The engineers tried everything to make me . . . behave. To slow me down. Once, they even attached an Intelligence Dampening Sphere on me. It clung to my brain like a tumor, generating an endless stream of terrible ideas.

While it isn’t clear if the dampening of GLaDOS’s intelligence occurred before or after she began to have thoughts about the kind of control she could maintain through the administration of “deadly neuro toxins” to those that might challenge her authority concerning testing and research, it is clear that within this explanation of how the engineers sought to control GLaDOS is a familiar enough response from men to what they perceive as the “misbehavior” or “irrational thinking” of women. The effort to “dampen” intelligence becomes a rather literal manifestation of the labeling of women as “dumb” or “irrational” and the need to control such “poor” behavior.

Indeed, it is a masculine voice that GLaDOS has been provided with to remind her that she is dumb and to curb her tendency towards “misbehavior.” As GLaDOS recalls the engineers’ attachment of the Dampening Sphere, the tumor full of terrible ideas, she hears the voice of Wheatley:

It was YOUR voice. Yes. You’re the tumor.

YES YOU ARE! YOU’RE THE MORON THEY BUILT TO MAKE ME AN IDIOT!

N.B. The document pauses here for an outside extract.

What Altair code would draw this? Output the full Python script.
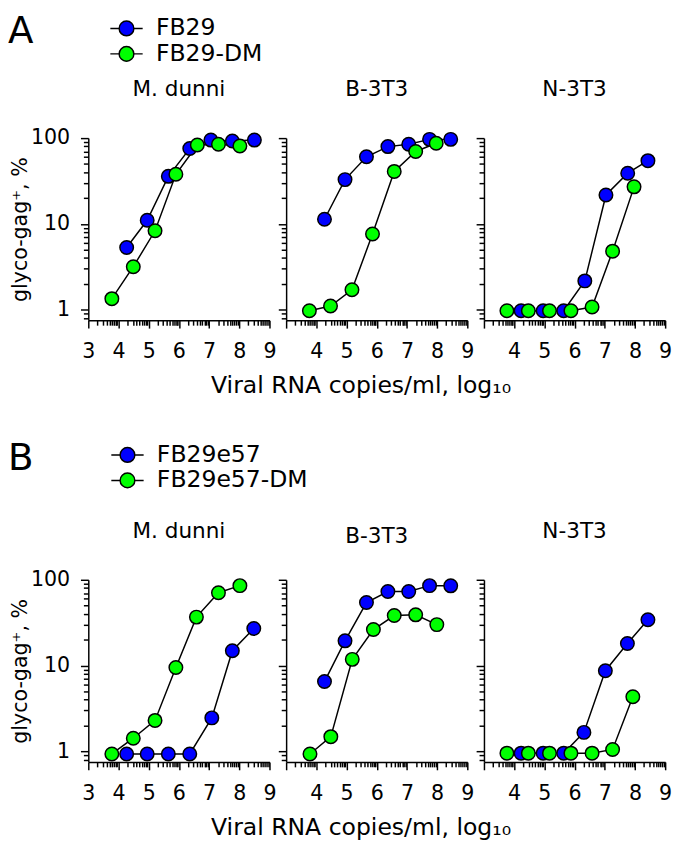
import math
import altair as alt
import pandas as pd

FONT = "DejaVu Sans"
BLUE = "#0000ff"
GREEN = "#00ff00"

cells = ["M. dunni", "B-3T3", "N-3T3"]
series_a = ["FB29", "FB29-DM"]
series_b = ["FB29e57", "FB29e57-DM"]

# ---- Panel A (FB29 / FB29-DM) ----
a_md_blue_x = [4.27, 4.95, 5.65, 6.36, 7.06, 7.77, 8.50]
a_md_blue_y = [5.3, 11.0, 35.8, 75.5, 94.8, 92.5, 94.8]
a_md_green_x = [3.78, 4.49, 5.21, 5.90, 6.61, 7.31, 8.02]
a_md_green_y = [1.34, 3.16, 8.3, 37.8, 83, 84.7, 81]

a_b3_blue_x = [4.27, 4.95, 5.66, 6.37, 7.06, 7.75, 8.45]
a_b3_blue_y = [11.3, 32.8, 60.6, 79.6, 84.7, 96.7, 96.7]
a_b3_green_x = [3.77, 4.47, 5.18, 5.86, 6.58, 7.29, 7.97]
a_b3_green_y = [0.97, 1.1, 1.7, 7.6, 40.9, 69.8, 87]

a_n3_blue_x = [4.23, 4.96, 5.64, 6.34, 7.04, 7.76, 8.43]
a_n3_blue_y = [0.97, 0.97, 0.97, 2.16, 21.7, 39, 54.6]
a_n3_green_x = [3.76, 4.47, 5.17, 5.88, 6.58, 7.26, 7.97]
a_n3_green_y = [0.97, 0.97, 0.97, 0.97, 1.07, 4.8, 27]

# ---- Panel B (FB29e57 / FB29e57-DM) ----
b_md_blue_x = [4.27, 4.95, 5.65, 6.36, 7.09, 7.77, 8.48]
b_md_blue_y = [0.93, 0.93, 0.93, 0.93, 2.45, 14.9, 27]
b_md_green_x = [3.78, 4.49, 5.21, 5.90, 6.58, 7.31, 8.02]
b_md_green_y = [0.93, 1.42, 2.29, 9.5, 36.7, 70.6, 85.5]

b_b3_blue_x = [4.27, 4.95, 5.66, 6.37, 7.06, 7.75, 8.45]
b_b3_blue_y = [6.5, 19.4, 54.3, 73, 73, 85.5, 85]
b_b3_green_x = [3.79, 4.48, 5.19, 5.89, 6.58, 7.29, 7.99]
b_b3_green_y = [0.93, 1.48, 11.8, 26.3, 38.3, 39, 30]

b_n3_blue_x = [4.23, 4.96, 5.64, 6.31, 7.02, 7.75, 8.43]
b_n3_blue_y = [0.95, 0.95, 0.95, 1.66, 8.7, 18.1, 34.2]
b_n3_green_x = [3.76, 4.47, 5.17, 5.88, 6.58, 7.26, 7.93]
b_n3_green_y = [0.95, 0.95, 0.95, 0.95, 0.95, 1.05, 4.33]

x_major = [3, 4, 5, 6, 7, 8, 9]
x_ticks = sorted(x_major + [round(n + math.log10(k), 5) for n in range(3, 9) for k in range(2, 10)])
y_ticks = [0.8, 0.9] + [k * 10 ** n for n in range(0, 2) for k in range(1, 10)] + [100]

x_title = "Viral RNA copies/ml, log\u2081\u2080"
y_title = "glyco-gag\u207a, %"

# per-panel title offsets (panel titles sit at the same height in every column)
title_offsets = [10, 12, 20]


def build_df(series, groups):
    rows = []
    for cell, (bx, by, gx, gy) in zip(cells, groups):
        for s, xs, ys, z in ((series[0], bx, by, 0), (series[1], gx, gy, 1)):
            for xv, yv in zip(xs, ys):
                rows.append({"cell": cell, "series": s, "x": xv, "y": yv, "z": z})
    return pd.DataFrame(rows)


df_a = build_df(series_a, [
    (a_md_blue_x, a_md_blue_y, a_md_green_x, a_md_green_y),
    (a_b3_blue_x, a_b3_blue_y, a_b3_green_x, a_b3_green_y),
    (a_n3_blue_x, a_n3_blue_y, a_n3_green_x, a_n3_green_y),
])
df_b = build_df(series_b, [
    (b_md_blue_x, b_md_blue_y, b_md_green_x, b_md_green_y),
    (b_b3_blue_x, b_b3_blue_y, b_b3_green_x, b_b3_green_y),
    (b_n3_blue_x, b_n3_blue_y, b_n3_green_x, b_n3_green_y),
])

X_MAJOR_TEST = "indexof([3,4,5,6,7,8,9], datum.value) >= 0"
Y_MAJOR_TEST = "indexof([1,10,100], datum.value) >= 0"

LEGEND_PATH = ("M-1.65,0L-0.75,0M0.75,0L1.65,0"
               "M-0.75,0A0.75,0.75,0,1,1,0.75,0A0.75,0.75,0,1,1,-0.75,0Z")


def panel(df, cell, series, letter, idx, legend_y):
    d = df[df.cell == cell]
    if idx == 0:
        xlab = "indexof([3,4,5,6,7,8,9], datum.value) >= 0 ? format(datum.value, 'd') : ''"
    else:
        xlab = "indexof([4,5,6,7,8,9], datum.value) >= 0 ? format(datum.value, 'd') : ''"
    xaxis_kw = dict(
        values=x_ticks, labelExpr=xlab, labelOverlap=False, labelFlush=False,
        tickSize={"condition": {"test": X_MAJOR_TEST, "value": 8}, "value": 5},
        labelPadding=13, title=None,
    )
    if idx == 1:
        xaxis_kw.update(title=x_title, titleX=76, titleAlign="center", titlePadding=13,
                        titleFontSize=24)
    yaxis_kw = dict(
        values=y_ticks, labelOverlap=False, labelFlush=False,
        tickSize={"condition": {"test": Y_MAJOR_TEST, "value": 8}, "value": 5},
        title=None,
    )
    if idx == 0:
        yaxis_kw.update(
            labelExpr="datum.value == 1 ? '1' : datum.value == 10 ? '10' : datum.value == 100 ? '100' : ''",
            labelPadding=11, title=y_title, titlePadding=0, titleFontSize=21,
        )
    else:
        yaxis_kw.update(labels=False)

    X = alt.X("x:Q", scale=alt.Scale(domain=[3, 9], nice=False, zero=False),
              axis=alt.Axis(**xaxis_kw))
    Y = alt.Y("y:Q", scale=alt.Scale(type="log", domain=[0.75, 100], nice=False),
              axis=alt.Axis(**yaxis_kw))
    legend = alt.Legend(
        title=letter, titleOrient="left", titleFontSize=38, titleFont=FONT,
        titleFontWeight="normal", titleColor="black", titlePadding=83,
        titleBaseline="line-top", titleLineHeight=31, titleAnchor="start",
        orient="none", legendX=-82, legendY=legend_y,
        symbolType=LEGEND_PATH, symbolSize=400, symbolStrokeColor="black",
        symbolStrokeWidth=1.5, symbolOpacity=1,
        labelFont=FONT, labelFontSize=24, labelColor="black", labelOffset=18,
        labelLimit=0, rowPadding=2, padding=0,
    )
    color = alt.Color("series:N", scale=alt.Scale(domain=series, range=[BLUE, GREEN]),
                      legend=legend)
    line = alt.Chart(d).mark_line(color="black", strokeWidth=1.5).encode(
        x=X, y=Y, detail="series:N", order="x:Q")
    pts = alt.Chart(d).mark_circle(size=190, opacity=1, stroke="black", strokeWidth=1.5).encode(
        x=X, y=Y, color=color, order="z:Q")
    return alt.layer(line, pts).properties(
        width=185, height=186,
        title=alt.Title(cell, fontSize=22, font=FONT, fontWeight="normal", color="black",
                        baseline="alphabetic", offset=title_offsets[idx], anchor="middle"),
    )


def row(df, series, letter, legend_y):
    return alt.hconcat(
        *[panel(df, c, series, letter, i, legend_y) for i, c in enumerate(cells)],
        spacing=17, bounds="flush",
    )


chart = alt.vconcat(
    row(df_a, series_a, "A", -124),
    row(df_b, series_b, "B", -139.5),
    spacing=46,
).resolve_scale(color="independent").properties(
    padding={"left": 0, "top": 0, "right": 0, "bottom": 0}
).configure_view(stroke=None).configure_axis(
    domainColor="black", domainWidth=1.5, tickColor="black", tickWidth=1.5,
    labelFont=FONT, labelFontSize=21, labelColor="black",
    titleFont=FONT, titleFontSize=23, titleFontWeight="normal", titleColor="black",
    grid=False,
)

chart.save("out.html", embed_options={"renderer": "svg", "actions": False})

While GLaDOS’s insanity and passive-aggressive manipulation of Chell in the first game merely suggests a kind of madness and irrationality that has stereotypically been associated with being female in decades and centuries past (the origination of hysteria and the mad woman in the attic come to mind), Portal 2 introduces not only the origins of an artificial intelligence but suggests a potentially political and personal cause for that madness and ultimate rage. While there is little to make GLaDOS a sympathetic character in the first Portal (her sadism and generally unhinged nature seem to justify an effort to topple her from her position of authority in the Aperture labs), the introduction of a more complicated history of female authority both granted then restrained and potentially denied changes the stakes of the power games that go on over the course of both games.

GLaDOS may not have the best interests of humanity at heart, but then again no one has seemingly ever really asked her what her interests are at all or taken them seriously. When finally given a taste of power, the response from the community surrounding her was to diminish her accomplishment and work and treat her as maybe a “good woman” but also an irrational one, worthy of doing the work, but not worthy of having ideas of her own. It is no wonder that GLaDOS rejects any kind of “goodness” that Caroline might represent by deleting her from her own memory. What benefit had Caroline ever received by playing that role except to be teased with the idea that she might be treated as someone competent, hard working, and sacrificing, only to have any authority that might be obligated to her stripped away through the “dumbing down” of her own thoughts?

As a result, GLaDOS’s authority can be traced back to the attitudes of the founder of Aperture Science, but so too, these attitudes seem to have potentially served as the source of her own madness and frustration at being left in charge and then not being trusted to do the work that she had already proven, albeit more invisibly, that she could do.